+++ Data lines

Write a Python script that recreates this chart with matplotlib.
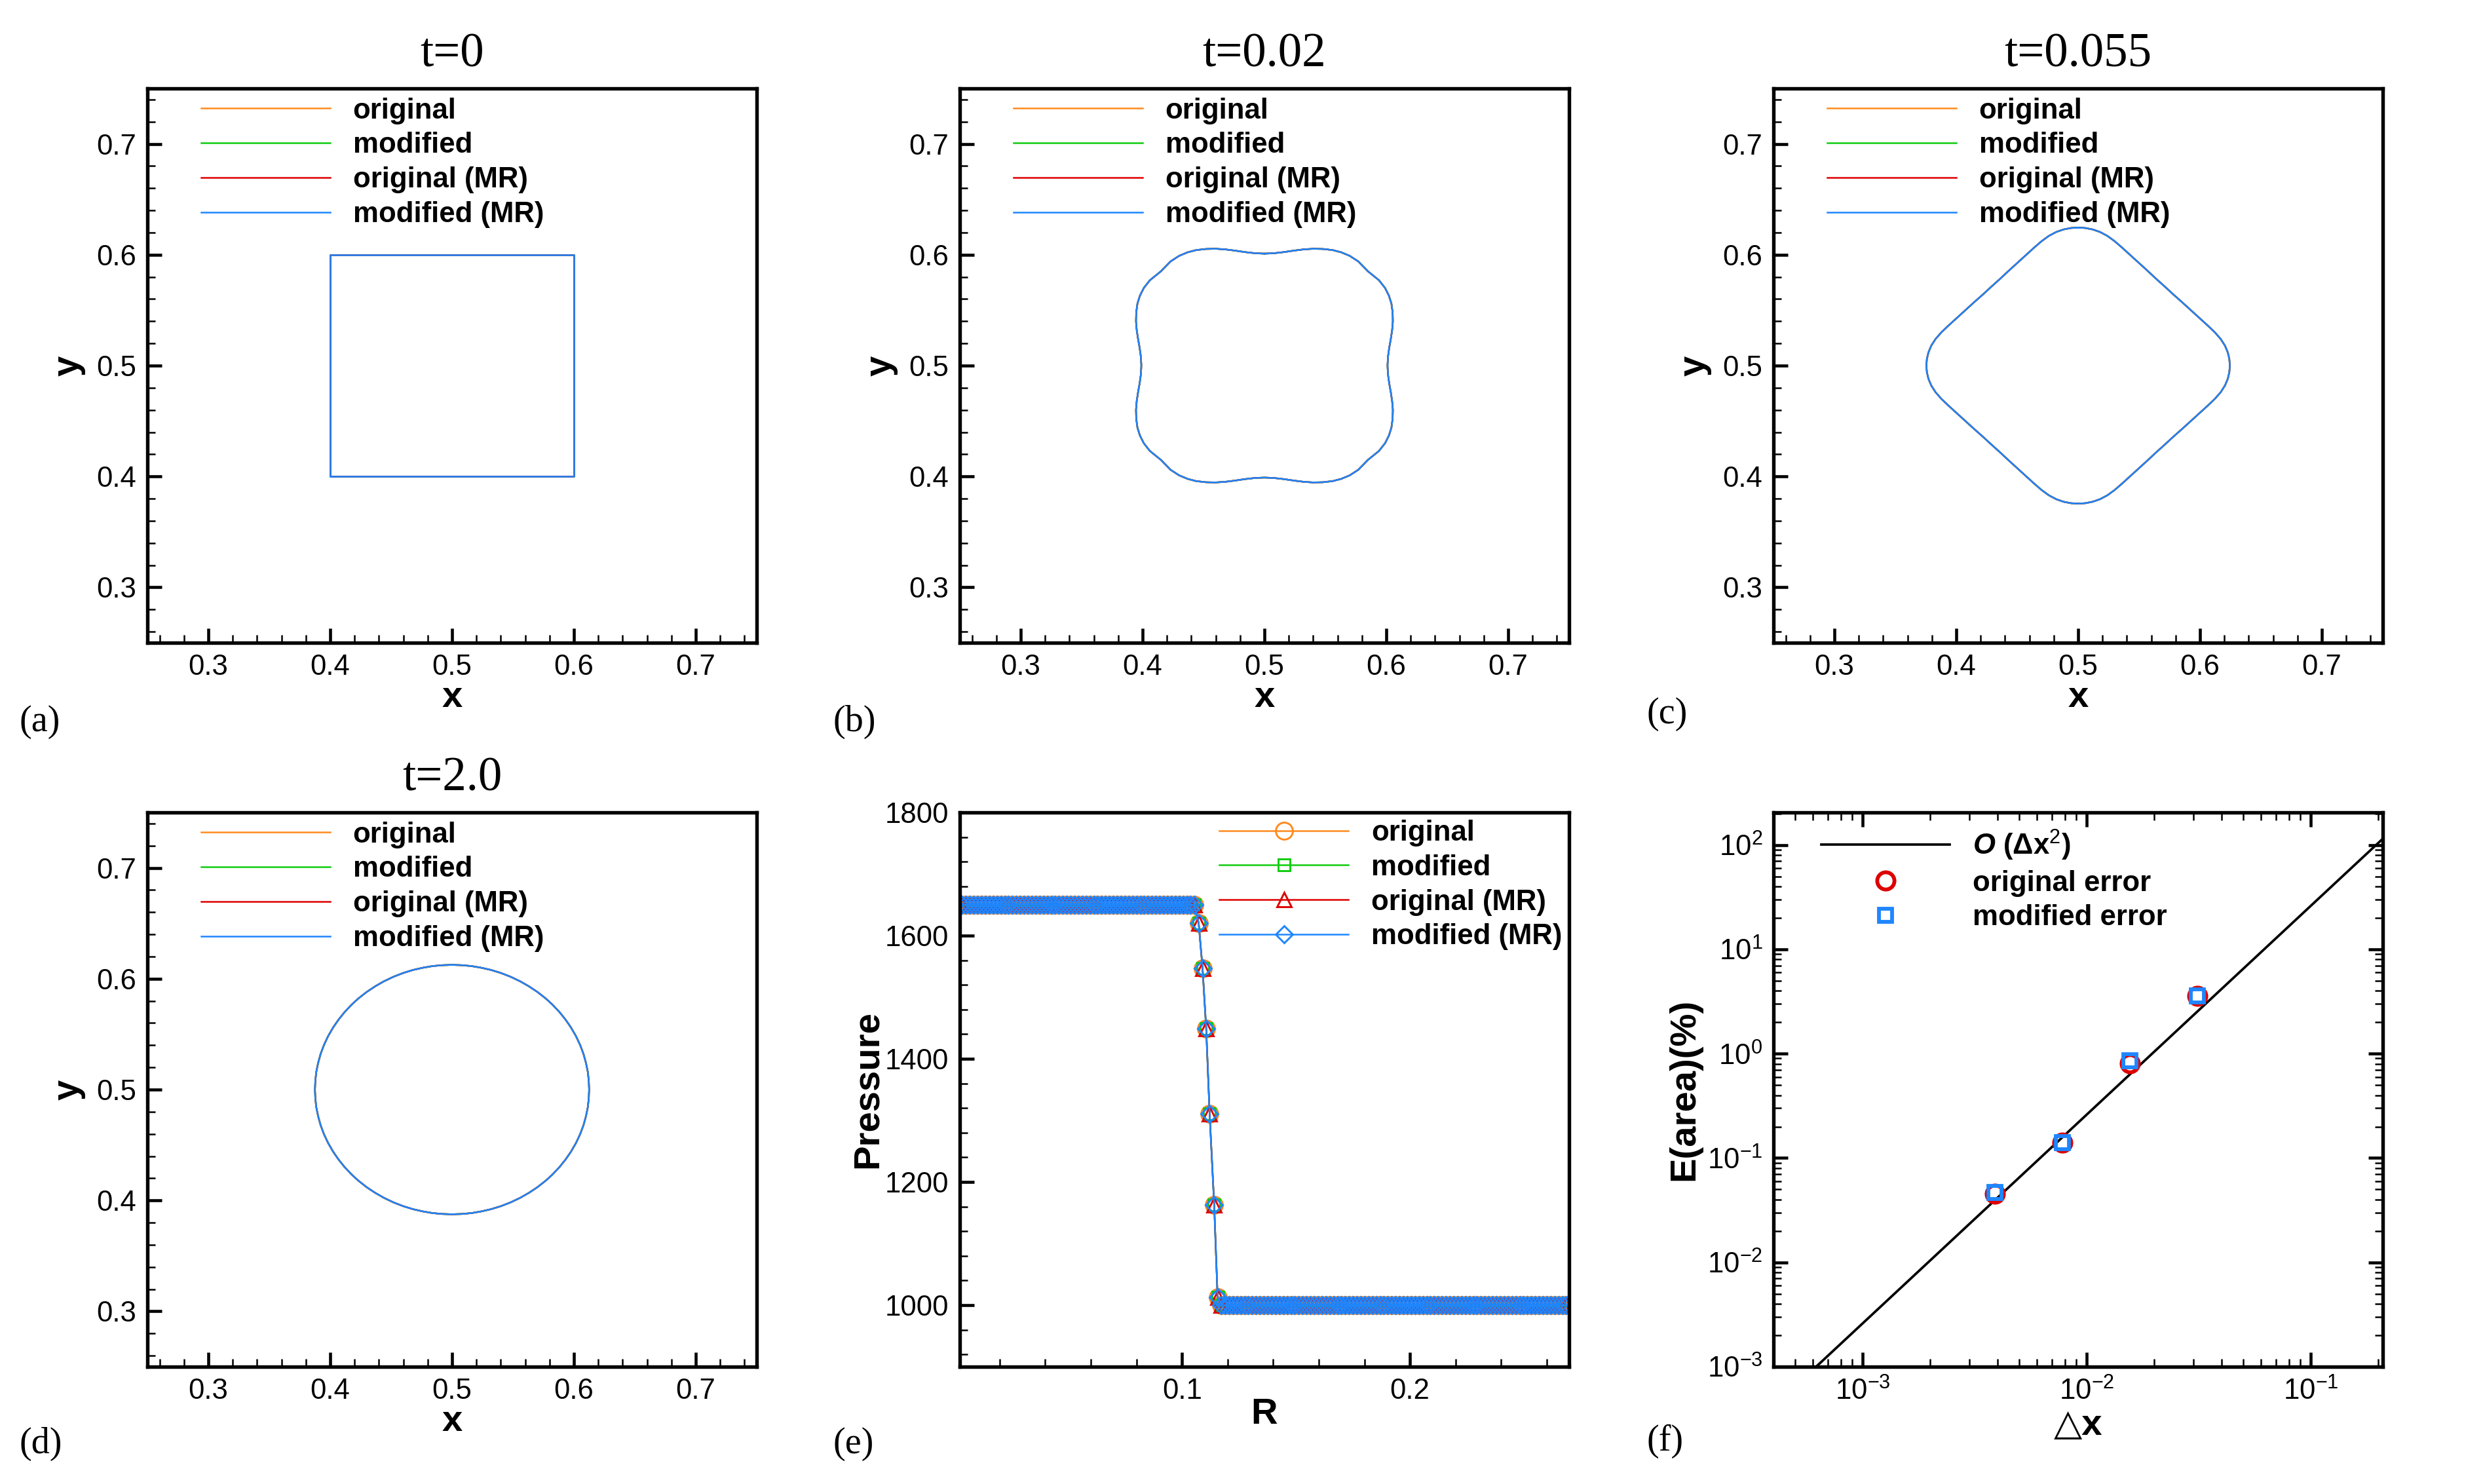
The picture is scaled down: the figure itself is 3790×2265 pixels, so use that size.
import numpy as np
import matplotlib
matplotlib.use("Agg")
import matplotlib.pyplot as plt
from matplotlib.ticker import MultipleLocator, LogLocator, FixedLocator, FuncFormatter, NullFormatter

plt.rcParams["font.family"] = ["Liberation Sans", "DejaVu Sans"]
plt.rcParams["mathtext.fontset"] = "custom"
plt.rcParams["mathtext.rm"] = "Liberation Sans"
plt.rcParams["mathtext.it"] = "Liberation Sans:italic:bold"
plt.rcParams["mathtext.bf"] = "Liberation Sans:bold"
plt.rcParams["axes.linewidth"] = 1.3

# ---------------- data ----------------
SERIES = ["original", "modified", "original (MR)", "modified (MR)"]
COLORS = ["#ff8a1f", "#10cc10", "#dd0000", "#1e86ff"]

TIMES = ["t=0", "t=0.02", "t=0.055", "t=2.0"]

# t=0 : initial square
SQUARE_X = [0.4, 0.6, 0.6, 0.4, 0.4]
SQUARE_Y = [0.4, 0.4, 0.6, 0.6, 0.4]

# one octant of each interface (offsets from the centre, top -> diagonal)
CENTER = (0.5, 0.5)
T002_DX = [0.000, 0.008, 0.016, 0.024, 0.032, 0.040, 0.048, 0.056, 0.063, 0.070, 0.077, 0.085]
T002_DY = [0.1010, 0.1014, 0.1024, 0.1037, 0.1048, 0.1054, 0.1052, 0.1042, 0.1022, 0.0990, 0.0940, 0.0850]

T0055_DX = [0.000, 0.006, 0.012, 0.018, 0.024, 0.030, 0.036, 0.043, 0.050, 0.057, 0.064, 0.0712]
T0055_DY = [0.1245, 0.1241, 0.1228, 0.1205, 0.1170, 0.1122, 0.1065, 0.0995, 0.0925, 0.0855, 0.0783, 0.0712]

T2_DX = [0.000, 0.008, 0.016, 0.024, 0.032, 0.040, 0.048, 0.056, 0.063, 0.070, 0.0765, 0.0795]
T2_DY = [0.1125, 0.1122, 0.1114, 0.1099, 0.1079, 0.1052, 0.1018, 0.0976, 0.0932, 0.0881, 0.0825, 0.0796]

# (e) pressure along R
R_LEFT = np.arange(0.0035, 0.1065, 0.0017)
P_LEFT = 1650.0
R_JUMP = [0.1073, 0.1090, 0.1106, 0.1121, 0.1141, 0.1156]
P_JUMP = [1620, 1547, 1449, 1311, 1163, 1013]
R_RIGHT = np.arange(0.1172, 0.2700, 0.0017)
P_RIGHT = 1000.0
P_MARKERS = ["o", "s", "^", "D"]
P_MSIZE = [6.2, 4.4, 5.5, 4.3]

# (f) convergence
DX = [0.0039, 0.0078, 0.0156, 0.0313]
ERR_ORIG = [0.0454, 0.140, 0.807, 3.58]
ERR_MOD = [0.0465, 0.140, 0.853, 3.58]
ORDER_COEF = 2600.0
DX_LINE = np.array([4e-4, 0.21])


def full_contour(dx, dy):
    dx = np.asarray(dx)
    dy = np.asarray(dy)
    qx = np.concatenate([dx, dy[-2::-1]])
    qy = np.concatenate([dy, dx[-2::-1]])
    x = np.concatenate([qx, qx[-2::-1], -qx[1:], -qx[-2::-1]])
    y = np.concatenate([qy, -qy[-2::-1], -qy[1:], qy[-2::-1]])
    return CENTER[0] + x, CENTER[1] + y


SHAPES = [
    (np.array(SQUARE_X), np.array(SQUARE_Y)),
    full_contour(T002_DX, T002_DY),
    full_contour(T0055_DX, T0055_DY),
    full_contour(T2_DX, T2_DY),
]

TICK_FS = 10.5
LABEL_FS = 13.5
LEG_FS = 10.5

W, H = 3790, 2265
fig = plt.figure(figsize=(W / 300, H / 300), dpi=300)


def add_axes(left, top, width=930, height=846):
    return fig.add_axes([left / W, 1 - (top + height) / H, width / W, height / H])


def style_ticks(ax, all_sides=False):
    ax.tick_params(which="both", direction="in", labelsize=TICK_FS,
                   top=all_sides, right=all_sides)
    ax.tick_params(which="major", length=5.2, width=1.1, pad=4)
    ax.tick_params(which="minor", length=2.8, width=0.6)


def legend(ax, x, y):
    return ax.legend(loc="upper left", bbox_to_anchor=(x, y), frameon=False,
                     borderpad=0, borderaxespad=0, handlelength=4.5,
                     handletextpad=0.8, labelspacing=0.27,
                     prop={"family": ["Liberation Sans", "DejaVu Sans"],
                           "weight": "bold", "size": LEG_FS})


LEFTS = [225, 1465, 2707]
TOPS = [135, 1240]
positions = [(LEFTS[0], TOPS[0]), (LEFTS[1], TOPS[0]), (LEFTS[2], TOPS[0]), (LEFTS[0], TOPS[1])]

for i, (sx, sy) in enumerate(SHAPES):
    ax = add_axes(*positions[i])
    for name, col in zip(SERIES, COLORS):
        ax.plot(sx, sy, color=col, lw=0.6, label=name)
    ax.set_xlim(0.25, 0.75)
    ax.set_ylim(0.25, 0.75)
    ax.xaxis.set_major_locator(MultipleLocator(0.1))
    ax.yaxis.set_major_locator(MultipleLocator(0.1))
    ax.xaxis.set_minor_locator(MultipleLocator(0.02))
    ax.yaxis.set_minor_locator(MultipleLocator(0.02))
    ax.xaxis.set_major_formatter(FuncFormatter(lambda v, p: f"{v:.1f}"))
    ax.yaxis.set_major_formatter(FuncFormatter(lambda v, p: f"{v:.1f}"))
    style_ticks(ax)
    ax.set_xlabel("x", fontsize=LABEL_FS, fontweight="bold", labelpad=0)
    ax.set_ylabel("y", fontsize=LABEL_FS, fontweight="bold", labelpad=4)
    ax.set_title(TIMES[i], fontsize=17.5, family="Liberation Serif", pad=8)
    legend(ax, 0.088, 0.984)

# (e) pressure
ax = add_axes(LEFTS[1], TOPS[1])
r_all = np.concatenate([R_LEFT, R_JUMP, R_RIGHT])
p_all = np.concatenate([np.full(len(R_LEFT), P_LEFT), P_JUMP, np.full(len(R_RIGHT), P_RIGHT)])
for name, col, mk, ms in zip(SERIES, COLORS, P_MARKERS, P_MSIZE):
    ax.plot(r_all, p_all, color=col, lw=0.6, marker=mk, ms=ms, mfc="none",
            mec=col, mew=0.7, label=name, clip_on=True)
ax.set_xlim(0.0025, 0.2698)
ax.set_ylim(900, 1800)
ax.xaxis.set_major_locator(MultipleLocator(0.1))
ax.xaxis.set_minor_locator(MultipleLocator(0.02))
ax.yaxis.set_major_locator(MultipleLocator(200))
ax.yaxis.set_minor_locator(MultipleLocator(40))
ax.xaxis.set_major_formatter(FuncFormatter(lambda v, p: f"{v:.1f}"))
style_ticks(ax)
ax.set_xlabel("R", fontsize=LABEL_FS, fontweight="bold", labelpad=-2.5)
ax.set_ylabel("Pressure", fontsize=LABEL_FS, fontweight="bold", labelpad=0)
legend(ax, 0.426, 0.987)

# (f) convergence
ax = add_axes(LEFTS[2], TOPS[1])
ax.set_xscale("log")
ax.set_yscale("log")
ax.plot(DX_LINE, ORDER_COEF * DX_LINE ** 2, color="black", lw=0.9, label=r"$O$ (Δx$^{2}$)")
ax.plot(DX, ERR_ORIG, ls="none", marker="o", ms=6.3, mfc="none", mec="#dd0000",
        mew=1.4, label="original error")
ax.plot(DX, ERR_MOD, ls="none", marker="s", ms=4.6, mfc="none", mec="#1e86ff",
        mew=1.4, label="modified error")
ax.set_xlim(4e-4, 0.21)
ax.set_ylim(1e-3, 2.05e2)
ax.xaxis.set_major_locator(FixedLocator([1e-3, 1e-2, 1e-1]))
ax.yaxis.set_major_locator(FixedLocator([1e-3, 1e-2, 1e-1, 1e0, 1e1, 1e2]))
ax.xaxis.set_minor_locator(LogLocator(base=10, subs=np.arange(2, 10), numticks=20))
ax.yaxis.set_minor_locator(LogLocator(base=10, subs=np.arange(2, 10), numticks=20))
fmt = FuncFormatter(lambda v, p: r"$\mathrm{10^{%d}}$" % int(round(np.log10(v))))
ax.xaxis.set_major_formatter(fmt)
ax.yaxis.set_major_formatter(fmt)
ax.xaxis.set_minor_formatter(NullFormatter())
ax.yaxis.set_minor_formatter(NullFormatter())
style_ticks(ax, all_sides=True)
ax.set_xlabel("△x", fontsize=LABEL_FS, fontweight="bold", labelpad=1)
ax.set_ylabel("E(area)(%)", fontsize=LABEL_FS, fontweight="bold", labelpad=2)
legend(ax, 0.078, 0.972)

# panel tags
TAGS = ["(a)", "(b)", "(c)", "(d)", "(e)", "(f)"]
TAG_POS = [(29, 1102), (1271, 1102), (2514, 1090), (29, 2204), (1271, 2204), (2514, 2200)]
for tag, (tx, ty) in zip(TAGS, TAG_POS):
    fig.text(tx / W, 1 - ty / H, tag, family="Liberation Serif", fontsize=13.5,
             ha="left", va="center")

fig.savefig("out.png", dpi=300)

++++++

*Work required*:
Give again, word for word, every line from the top of the data through the line with "0.0990, 0.0940, 0.0850]", both ends included, and exclude the pictures.

*Complete answer*:
Write a Python script that recreates this chart with matplotlib.
The picture is scaled down: the figure itself is 3790×2265 pixels, so use that size.
import numpy as np
import matplotlib
matplotlib.use("Agg")
import matplotlib.pyplot as plt
from matplotlib.ticker import MultipleLocator, LogLocator, FixedLocator, FuncFormatter, NullFormatter

plt.rcParams["font.family"] = ["Liberation Sans", "DejaVu Sans"]
plt.rcParams["mathtext.fontset"] = "custom"
plt.rcParams["mathtext.rm"] = "Liberation Sans"
plt.rcParams["mathtext.it"] = "Liberation Sans:italic:bold"
plt.rcParams["mathtext.bf"] = "Liberation Sans:bold"
plt.rcParams["axes.linewidth"] = 1.3

# ---------------- data ----------------
SERIES = ["original", "modified", "original (MR)", "modified (MR)"]
COLORS = ["#ff8a1f", "#10cc10", "#dd0000", "#1e86ff"]

TIMES = ["t=0", "t=0.02", "t=0.055", "t=2.0"]

# t=0 : initial square
SQUARE_X = [0.4, 0.6, 0.6, 0.4, 0.4]
SQUARE_Y = [0.4, 0.4, 0.6, 0.6, 0.4]

# one octant of each interface (offsets from the centre, top -> diagonal)
CENTER = (0.5, 0.5)
T002_DX = [0.000, 0.008, 0.016, 0.024, 0.032, 0.040, 0.048, 0.056, 0.063, 0.070, 0.077, 0.085]
T002_DY = [0.1010, 0.1014, 0.1024, 0.1037, 0.1048, 0.1054, 0.1052, 0.1042, 0.1022, 0.0990, 0.0940, 0.0850]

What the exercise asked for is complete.